I have lost many things in this way over the years. Always planning on burning everything to a cd, but never getting around to it and then one day it's to late
because it's all gone!

One way of protecting what you keep on your hard drive is to partition it into sections. The first section would of course contain your operating system and the
other sections would hold whatever data, photos etc you have.

The benefit of partitioning a hard drive is that if for some reason the operating system gets corrupt and you have no choice but to reformat and re-install your
operating system, the other sections of your hard drive can remain untouched still holding all your valuable information and family photos.
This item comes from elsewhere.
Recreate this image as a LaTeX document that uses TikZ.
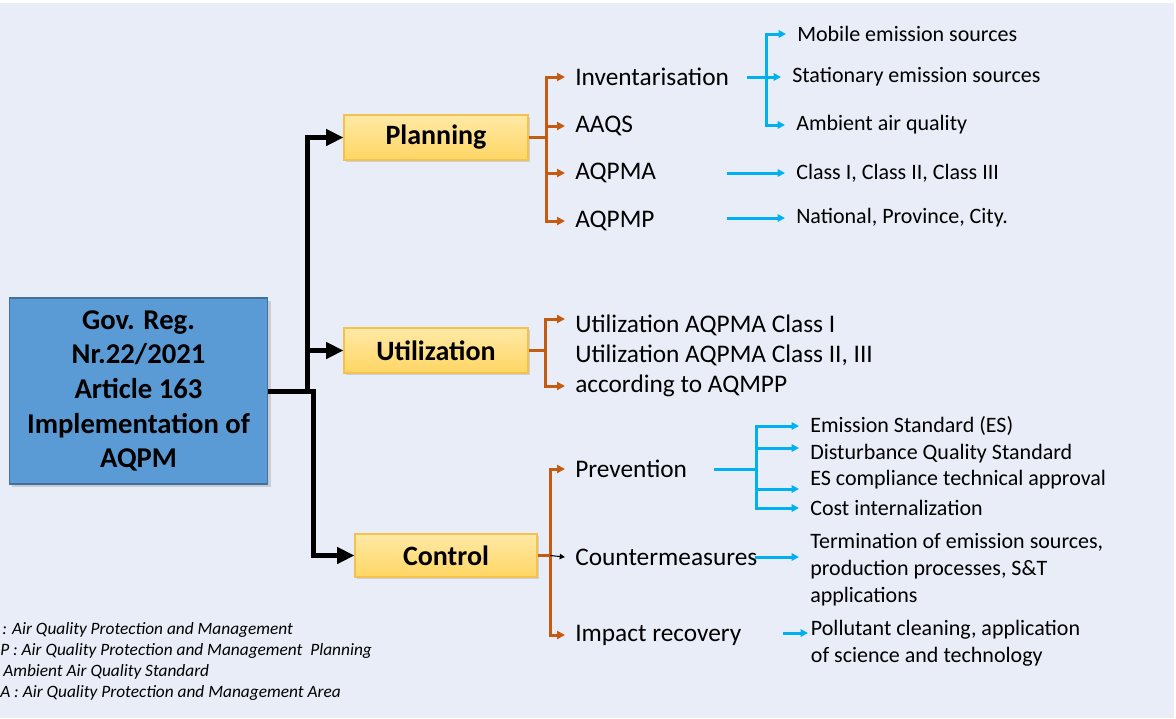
\documentclass[tikz,border=0pt]{standalone}
\usepackage{fontspec}
\setmainfont{Carlito}
\usepackage{xcolor}
\usepackage{tikz}
\usetikzlibrary{positioning, fit, arrows.meta, shadows}

\definecolor{bgblue}{HTML}{E9EDF7}
\definecolor{govblue}{HTML}{5B9BD5}
\definecolor{govedge}{HTML}{41719C}
\definecolor{boxtop}{HTML}{FFE9A6}
\definecolor{boxbot}{HTML}{FFD664}
\definecolor{boxedge}{HTML}{F2C14E}
\definecolor{brorange}{HTML}{C55A11}
\definecolor{brcyan}{HTML}{00B0F0}

\begin{document}
\begin{tikzpicture}[x=0.75pt, y=-0.75pt,
    govbox/.style={draw=govedge, fill=govblue, line width=0.8pt, minimum width=194pt, minimum height=139.5pt, align=center, font=\fontsize{21.5}{26}\selectfont\bfseries, drop shadow={shadow xshift=2pt, shadow yshift=-2pt, opacity=0.3}},
    stage/.style={draw=boxedge, top color=boxtop, bottom color=boxbot, line width=0.8pt, minimum width=138pt, minimum height=33.75pt, font=\fontsize{21}{25}\selectfont\bfseries, drop shadow={shadow xshift=1.5pt, shadow yshift=-1.5pt, opacity=0.25}},
    item/.style={anchor=west, inner xsep=7.5pt, inner ysep=0pt, font=\fontsize{19}{23}\selectfont},
    sub/.style={anchor=west, inner xsep=8.25pt, inner ysep=0pt, align=left, font=\fontsize{16.5}{20.25}\selectfont},
    note/.style={anchor=west, inner sep=0pt, font=\fontsize{13}{15.75}\selectfont\itshape},
    blk/.style={line width=3.75pt, -{Triangle[length=13pt,width=12pt]}},
    org/.style={draw=brorange, line width=2.25pt},
    oarr/.style={org, -{Triangle[length=6pt,width=6pt]}},
    cyn/.style={draw=brcyan, line width=2.25pt},
    carr/.style={cyn, -{Triangle[length=5.5pt,width=5.5pt]}},
    tarr/.style={line width=0.8pt, -{Triangle[length=4pt,width=4pt]}}
    ]

    \useasboundingbox (0,0) rectangle (1176,718);
    \fill[bgblue] (0,3) rectangle (1174,718);

    % main box and the three stages
    \node[govbox] (gov) at (138.5,391) {Gov. Reg.\\Nr.22/2021\\Article 163\\Implementation of\\AQPM};
    \node[stage] (plan) at (436,137.5) {Planning};
    \node[stage] (util) at (436,350.5) {Utilization};
    \node[stage, minimum width=136.5pt, minimum height=32.25pt] (ctrl) at (446,555.5) {Control};

    \coordinate (trunk) at (307,391);
    \coordinate (trunk2) at (313,391);
    \draw[blk] (gov.east) -- (trunk) |- (plan.west);
    \draw[blk] (trunk) |- (util.west);
    \draw[blk] (gov.east) -- (trunk2) |- (ctrl.west);

    % planning
    \foreach \name/\txt/\y in {inv/Inventarisation/77, aaqs/AAQS/126, aqpma/AQPMA/173, aqpmp/AQPMP/221}
        \node[item] (\name) at (565,\y) {\txt};
    \coordinate (pb) at (546,137.5);
    \draw[org] (plan.east) -- (pb);
    \foreach \name in {inv,aaqs,aqpma,aqpmp}
        \draw[oarr] (pb) |- (\name.west);

    \node[sub] (mob) at (786,34) {Mobile emission sources};
    \node[sub] (sta) at (781,77) {Stationary emission sources};
    \node[sub] (amb) at (785,125) {Ambient air quality};
    \node[sub] (cls) at (785,173) {Class I, Class II, Class III};
    \node[sub] (nat) at (785,218) {National, Province, City.};

    \coordinate (invo) at (747,77);
    \coordinate (ib) at (766,77);
    \draw[cyn] (invo) -- (ib);
    \draw[carr] (ib) |- (mob.west);
    \draw[carr] (ib) -- (sta.west);
    \draw[carr] (ib) |- (amb.west);
    \coordinate (aqo) at (727,173);
    \coordinate (apo) at (727,218);
    \draw[carr] (aqo) -- (cls.west);
    \draw[carr] (apo) -- (nat.west);

    % utilization
    \foreach \name/\txt/\y in {ut1/Utilization AQPMA Class I/325, ut2/{Utilization AQPMA Class II, III}/355.5, ut3/according to AQMPP/386}
        \node[item] (\name) at (565,\y) {\txt};
    \coordinate (ub) at (545,350.5);
    \draw[org] (util.east) -- (ub);
    \draw[oarr] (ub) |- ([yshift=4.5pt]ut1.west);
    \draw[oarr] (ub) |- (ut3.west);

    % control
    \node[item] (prev) at (565,469) {Prevention};
    \node[item] (cm) at (565,557) {Countermeasures};
    \node[item] (imp) at (565,635) {Impact recovery};
    \coordinate (cb) at (550,555.5);
    \draw[org] (ctrl.east) -- (cb);
    \draw[oarr] (cb) |- (prev.west);
    \draw[oarr] (cb) |- (imp.west);
    \draw[tarr] (cb) -- (cm.west);

    \foreach \name/\txt/\y in {es1/Emission Standard (ES)/426, es2/Disturbance Quality Standard/454, es3/ES compliance technical approval/480, es4/Cost internalization/508}
        \node[sub] (\name) at (799,\y) {\txt};
    \coordinate (pvo) at (714,469);
    \coordinate (pvb) at (756,469);
    \draw[cyn] (pvo) -- (pvb);
    \draw[carr] (pvb) |- (es1.west);
    \draw[carr] (pvb) |- ([yshift=4.5pt]es2.west);
    \draw[carr] (pvb) |- ([yshift=-6.75pt]es3.west);
    \draw[carr] (pvb) |- (es4.west);

    \node[sub] (term) at (799,570) {Termination of emission sources,\\production processes, S\&T\\applications};
    \node[sub, inner xsep=2pt] (pol) at (808,643.5) {Pollutant cleaning, application\\of science and technology};
    \coordinate (cmo) at (755,557);
    \coordinate (imo) at (783,633);
    \draw[carr] (cmo) -- (cmo -| term.west);
    \draw[carr] (imo) -- (imo -| pol.west);

    % abbreviations
    \foreach \name/\txt/\x/\y in {ab1/{: Air Quality Protection and Management}/2/630, ab2/{P : Air Quality Protection and Management\ \ Planning}/0/651, ab3/{Ambient Air Quality Standard}/3/672, ab4/{A : Air Quality Protection and Management Area}/0/693}
        \node[note] (\name) at (\x,\y) {\txt};
\end{tikzpicture}
\end{document}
Of course, partitioning isn't a 100% sure thing for protection. If your hard drive is damaged physically, reformatting and reinstalling isn't a option,
everything on the drive is lost.

About the only option I know when this happens is to invest in some sort of recovery program. I have had the misfortune to have to resort to using some of
the free data recovery programs to try to salvage some of the things on my drive. They have only recovered a small amount of what I lost and it usually seemed to be the things that I didn't care to lose in the first place.

I can look back to when I first got a computer and laugh at myself now. I was so nervous, thinking that somehow I'd end up finding the one button that deleted
everything and wipe it clean.

Out of necessity and a lack of the money to run to a computer shop every time something went wrong, I have used search engines to learn to do almost anything I need done to my computer.